The highly urbanized city of Iligan last formed part of its representation in 2010.

History 

Prior to gaining separate representation, areas now under the jurisdiction of Lanao del Norte were represented under the Department of Mindanao and Sulu (1917–1935) and the historical Lanao Province (1935–1961).

The enactment of Republic Act No. 2228 on 22 May 1959 divided the old Lanao Province into Lanao del Norte and Lanao del Sur, and provided them each with a congressional representative. In accordance with Section 8 of R.A. 2228, the incumbent representative of Lanao Province, Laurentino Badelles, continued to represent both successor provinces until the next general election in 1961. The chartered city of Iligan, despite being enumerated as part of the territory of neither successor province, was designated as Lanao del Norte's seat of provincial government and became part of its congressional representation.

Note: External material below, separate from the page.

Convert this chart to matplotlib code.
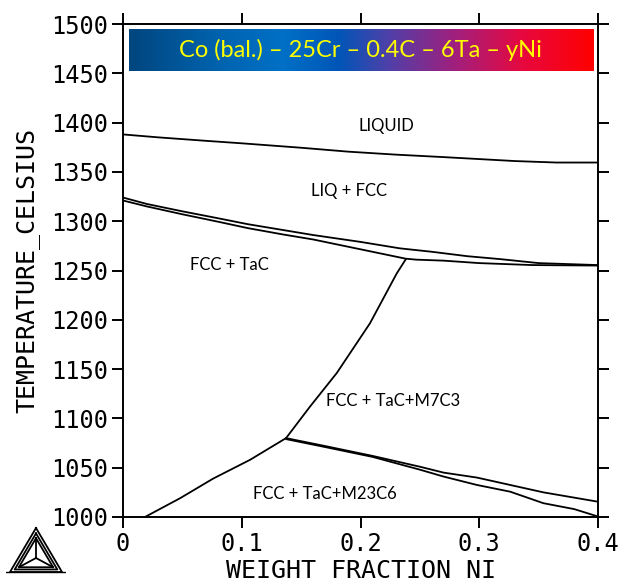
import numpy as np
import matplotlib
matplotlib.use("Agg")
import matplotlib.pyplot as plt
from matplotlib.colors import LinearSegmentedColormap

# phase boundaries (weight fraction Ni, temperature C)
liq_w = [0, 0.03, 0.07, 0.1, 0.15, 0.19, 0.23, 0.27, 0.3, 0.33, 0.365, 0.4]
liq_t = [1388, 1385, 1381.5, 1379, 1374.5, 1370.5, 1367.5, 1365, 1363, 1361, 1359.5, 1359.5]

sol1_w = [0, 0.02, 0.05, 0.08, 0.105, 0.135, 0.16, 0.2, 0.233, 0.26, 0.29, 0.318, 0.35, 0.4]
sol1_t = [1324, 1317.5, 1310, 1303, 1297, 1291, 1286, 1279, 1272.5, 1269, 1264.5, 1261.5, 1257.5, 1255.5]

sol2_w = [0, 0.02, 0.05, 0.08, 0.105, 0.135, 0.16, 0.2, 0.238, 0.247, 0.27, 0.30, 0.345, 0.4]
sol2_t = [1321, 1315, 1307, 1299.5, 1293, 1286.5, 1281.5, 1271.5, 1262, 1261, 1260, 1257.5, 1255.5, 1255]

m7_w = [0.1373, 0.1575, 0.18, 0.208, 0.2305, 0.2383]
m7_t = [1080, 1112, 1146, 1196.5, 1247, 1261.7]

m23l_w = [0.0185, 0.048, 0.076, 0.107, 0.1373]
m23l_t = [1000, 1019, 1039, 1058, 1080]

m23a_w = [0.1373, 0.17, 0.21, 0.25, 0.27, 0.298, 0.326, 0.354, 0.4]
m23a_t = [1080, 1072, 1062, 1051, 1045, 1040, 1032.5, 1025, 1015.5]

m23b_w = [0.1373, 0.17, 0.21, 0.25, 0.27, 0.298, 0.326, 0.354, 0.38, 0.396, 0.4]
m23b_t = [1079, 1071, 1061, 1048, 1041, 1032.5, 1025.7, 1014, 1008, 1002, 1000.5]

region_names = ["LIQUID", "LIQ + FCC", "FCC + TaC", "FCC + TaC+M7C3", "FCC + TaC+M23C6"]
region_w = [0.222, 0.19, 0.09, 0.227, 0.17]
region_t = [1397, 1331, 1256, 1118, 1023]

x_ticks = [0, 0.1, 0.2, 0.3, 0.4]
x_labels = ["0", "0.1", "0.2", "0.3", "0.4"]
y_ticks = list(range(1000, 1501, 50))

title = "Co (bal.) \u2013 25Cr \u2013 0.4C \u2013 6Ta \u2013 yNi"

mono = "DejaVu Sans Mono"
sans = "Lato"

fig = plt.figure(figsize=(6.19, 5.88), dpi=100)
ax = fig.add_axes([123 / 619, 1 - 517 / 588, 475 / 619, 493 / 588])

lw = 1.3
for w, t in [(liq_w, liq_t), (sol1_w, sol1_t), (sol2_w, sol2_t), (m7_w, m7_t),
             (m23l_w, m23l_t), (m23a_w, m23a_t), (m23b_w, m23b_t)]:
    ax.plot(w, t, color="black", lw=lw, solid_capstyle="round")

for name, w, t in zip(region_names, region_w, region_t):
    ax.text(w, t, name, ha="center", va="center", fontsize=12, family=sans)

# gradient banner
cmap = LinearSegmentedColormap.from_list("banner", [
    (0.0, "#00467f"), (0.2, "#0064b0"), (0.33, "#0070c6"), (0.45, "#0056b8"),
    (0.56, "#5040a8"), (0.7, "#a0207e"), (0.85, "#e8083e"), (1.0, "#ff0000")])
grad = np.linspace(0, 1, 256).reshape(1, -1)
ax.imshow(grad, cmap=cmap, aspect="auto", extent=[0.005, 0.396, 1452.5, 1494.5], zorder=3)
ax.text(0.2, 1473.5, title, ha="center", va="center", color="#ffff00",
        fontsize=17, family=sans, zorder=4)

ax.set_xlim(0, 0.4)
ax.set_ylim(1000, 1500)
ax.set_xticks(x_ticks)
ax.set_xticklabels(x_labels)
ax.set_yticks(y_ticks)
ax.tick_params(direction="out", length=8, width=1.4, labelsize=17,
               top=True, right=True, pad=3)
for lab in ax.get_xticklabels() + ax.get_yticklabels():
    lab.set_family(mono)
for s in ax.spines.values():
    s.set_linewidth(1.4)

ax.set_xlabel("WEIGHT FRACTION NI", family=mono, fontsize=18, labelpad=2)
ax.set_ylabel("TEMPERATURE_CELSIUS", family=mono, fontsize=18, labelpad=8)

# logo
lax = fig.add_axes([6 / 619, 1 - 576 / 588, 60 / 619, 52 / 588])
lax.set_xlim(0, 60)
lax.set_ylim(0, 52)
lax.axis("off")
apex = np.array([30, 48])
bl = np.array([4, 4])
br = np.array([56, 4])
cen = np.array([30, 18])
for f in [0, 0.18, 0.34]:
    pts = [p + (cen - p) * f for p in (apex, bl, br, apex)]
    pts = np.array(pts)
    lax.plot(pts[:, 0], pts[:, 1], color="black", lw=1.3)
inner = [p + (cen - p) * 0.34 for p in (apex, bl, br)]
for p in inner:
    lax.plot([p[0], cen[0]], [p[1], cen[1]], color="black", lw=1.3)
lax.plot([0, 60], [4, 4], color="black", lw=1.0)

fig.savefig("out.png", dpi=100)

Lanao del Norte was represented in the Interim Batasang Pambansa as part of Region XII from 1978 to 1984. The province returned one representative, elected at large, to the Regular Batasang Pambansa in 1984. Iligan, declared a highly urbanized city in 1983, separately elected its own representative in this election.

Under the new Constitution which was proclaimed on 11 February 1987, Lanao del Norte was once more grouped with Iligan and reapportioned into two congressional districts, which elected their respective members to the restored House of Representatives starting that same year.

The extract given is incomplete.